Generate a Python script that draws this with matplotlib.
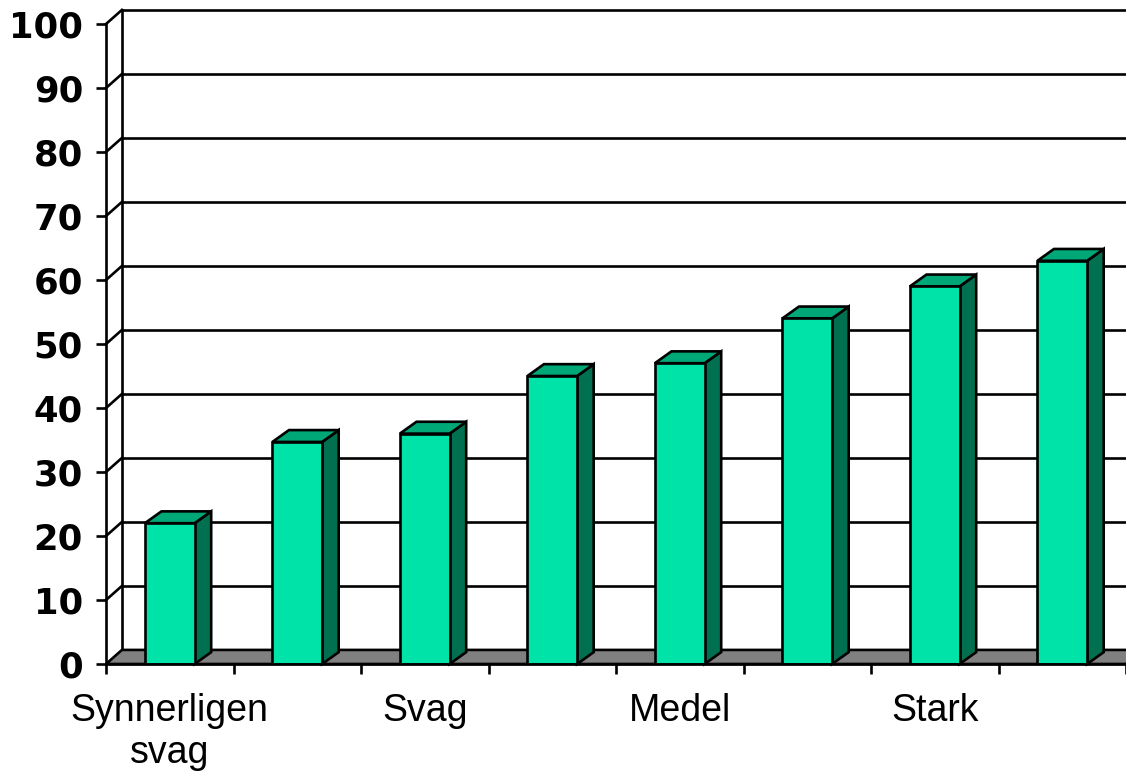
import matplotlib
matplotlib.use('Agg')
import matplotlib.pyplot as plt
from matplotlib.patches import Polygon

# data
categories = ['Synnerligen\nsvag', '', 'Svag', '', 'Medel', '', 'Stark', '']
values = [22, 34.7, 36, 45, 47, 54, 59, 63]
yticks = list(range(0, 101, 10))

front_col = '#00E3A8'
side_col = '#007050'
top_col = '#00A878'
floor_col = '#808080'

# 3d offsets in data units (wall and bar depth)
DX = 0.125
DY = 2.2
BDX = 0.13
BDY = 1.85
W = 0.39
LW = 1.9

fig = plt.figure(figsize=(11.26, 7.76), dpi=100)
ax = fig.add_axes([106 / 1126, 112 / 776, 1020 / 1126, 640 / 776])
n = len(values)
ax.set_xlim(0, n)
ax.set_ylim(0, 100)

# floor
ax.add_patch(Polygon([(0, 0), (n, 0), (n + DX, DY), (DX, DY)], closed=True,
                     facecolor=floor_col, edgecolor='black', lw=LW,
                     clip_on=False, zorder=1))

# back wall gridlines + side wall diagonals
for v in yticks[1:]:
    ax.plot([DX, n + DX + 1], [v + DY, v + DY], color='black', lw=LW,
            clip_on=False, zorder=0.5)
    ax.plot([0, DX], [v, v + DY], color='black', lw=LW, clip_on=False, zorder=0.5)
ax.plot([DX, DX], [DY, 100 + DY], color='black', lw=LW, clip_on=False, zorder=0.5)

# bars: front faces with the library, side and top faces derived from them
xs = [i + 0.5 for i in range(n)]
bars = ax.bar(xs, values, width=W, color=front_col, edgecolor='black',
              linewidth=LW, zorder=3)
for b in bars:
    x0, x1, h = b.get_x(), b.get_x() + b.get_width(), b.get_height()
    ax.add_patch(Polygon([(x1, 0), (x1 + BDX, BDY), (x1 + BDX, h + BDY), (x1, h)],
                         closed=True, facecolor=side_col, edgecolor='black',
                         lw=LW, zorder=2.5, clip_on=False))
    ax.add_patch(Polygon([(x0, h), (x1, h), (x1 + BDX, h + BDY), (x0 + BDX, h + BDY)],
                         closed=True, facecolor=top_col, edgecolor='black',
                         lw=LW, zorder=2.5, clip_on=False))

for s in ['top', 'right']:
    ax.spines[s].set_visible(False)
ax.spines['left'].set_linewidth(LW)
ax.spines['bottom'].set_linewidth(LW)
ax.spines['left'].set_zorder(4)
ax.spines['bottom'].set_zorder(4)

ax.set_yticks(yticks)
ax.set_yticklabels([str(v) for v in yticks], fontsize=25.5, fontweight='bold',
                   family='DejaVu Sans')
ax.tick_params(axis='y', direction='out', length=7.5, width=LW, pad=9)

ax.set_xticks(range(n + 1))
ax.set_xticklabels([''] * (n + 1))
ax.set_xticks(xs, minor=True)
ax.set_xticklabels(categories, minor=True, fontsize=27, family='Liberation Sans',
                   linespacing=1.22)
ax.tick_params(axis='x', which='major', direction='out', length=7.5, width=LW)
ax.tick_params(axis='x', which='minor', length=0, pad=21)

fig.savefig('out.png', dpi=100)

## SET EXERCISE
Using the material above, return every line exactly as it appears, minus the pictures.

## EXPECTED ANSWER
Generate a Python script that draws this with matplotlib.
import matplotlib
matplotlib.use('Agg')
import matplotlib.pyplot as plt
from matplotlib.patches import Polygon

# data
categories = ['Synnerligen\nsvag', '', 'Svag', '', 'Medel', '', 'Stark', '']
values = [22, 34.7, 36, 45, 47, 54, 59, 63]
yticks = list(range(0, 101, 10))

front_col = '#00E3A8'
side_col = '#007050'
top_col = '#00A878'
floor_col = '#808080'

# 3d offsets in data units (wall and bar depth)
DX = 0.125
DY = 2.2
BDX = 0.13
BDY = 1.85
W = 0.39
LW = 1.9

fig = plt.figure(figsize=(11.26, 7.76), dpi=100)
ax = fig.add_axes([106 / 1126, 112 / 776, 1020 / 1126, 640 / 776])
n = len(values)
ax.set_xlim(0, n)
ax.set_ylim(0, 100)

# floor
ax.add_patch(Polygon([(0, 0), (n, 0), (n + DX, DY), (DX, DY)], closed=True,
                     facecolor=floor_col, edgecolor='black', lw=LW,
                     clip_on=False, zorder=1))

# back wall gridlines + side wall diagonals
for v in yticks[1:]:
    ax.plot([DX, n + DX + 1], [v + DY, v + DY], color='black', lw=LW,
            clip_on=False, zorder=0.5)
    ax.plot([0, DX], [v, v + DY], color='black', lw=LW, clip_on=False, zorder=0.5)
ax.plot([DX, DX], [DY, 100 + DY], color='black', lw=LW, clip_on=False, zorder=0.5)

# bars: front faces with the library, side and top faces derived from them
xs = [i + 0.5 for i in range(n)]
bars = ax.bar(xs, values, width=W, color=front_col, edgecolor='black',
              linewidth=LW, zorder=3)
for b in bars:
    x0, x1, h = b.get_x(), b.get_x() + b.get_width(), b.get_height()
    ax.add_patch(Polygon([(x1, 0), (x1 + BDX, BDY), (x1 + BDX, h + BDY), (x1, h)],
                         closed=True, facecolor=side_col, edgecolor='black',
                         lw=LW, zorder=2.5, clip_on=False))
    ax.add_patch(Polygon([(x0, h), (x1, h), (x1 + BDX, h + BDY), (x0 + BDX, h + BDY)],
                         closed=True, facecolor=top_col, edgecolor='black',
                         lw=LW, zorder=2.5, clip_on=False))

for s in ['top', 'right']:
    ax.spines[s].set_visible(False)
ax.spines['left'].set_linewidth(LW)
ax.spines['bottom'].set_linewidth(LW)
ax.spines['left'].set_zorder(4)
ax.spines['bottom'].set_zorder(4)

ax.set_yticks(yticks)
ax.set_yticklabels([str(v) for v in yticks], fontsize=25.5, fontweight='bold',
                   family='DejaVu Sans')
ax.tick_params(axis='y', direction='out', length=7.5, width=LW, pad=9)

ax.set_xticks(range(n + 1))
ax.set_xticklabels([''] * (n + 1))
ax.set_xticks(xs, minor=True)
ax.set_xticklabels(categories, minor=True, fontsize=27, family='Liberation Sans',
                   linespacing=1.22)
ax.tick_params(axis='x', which='major', direction='out', length=7.5, width=LW)
ax.tick_params(axis='x', which='minor', length=0, pad=21)

fig.savefig('out.png', dpi=100)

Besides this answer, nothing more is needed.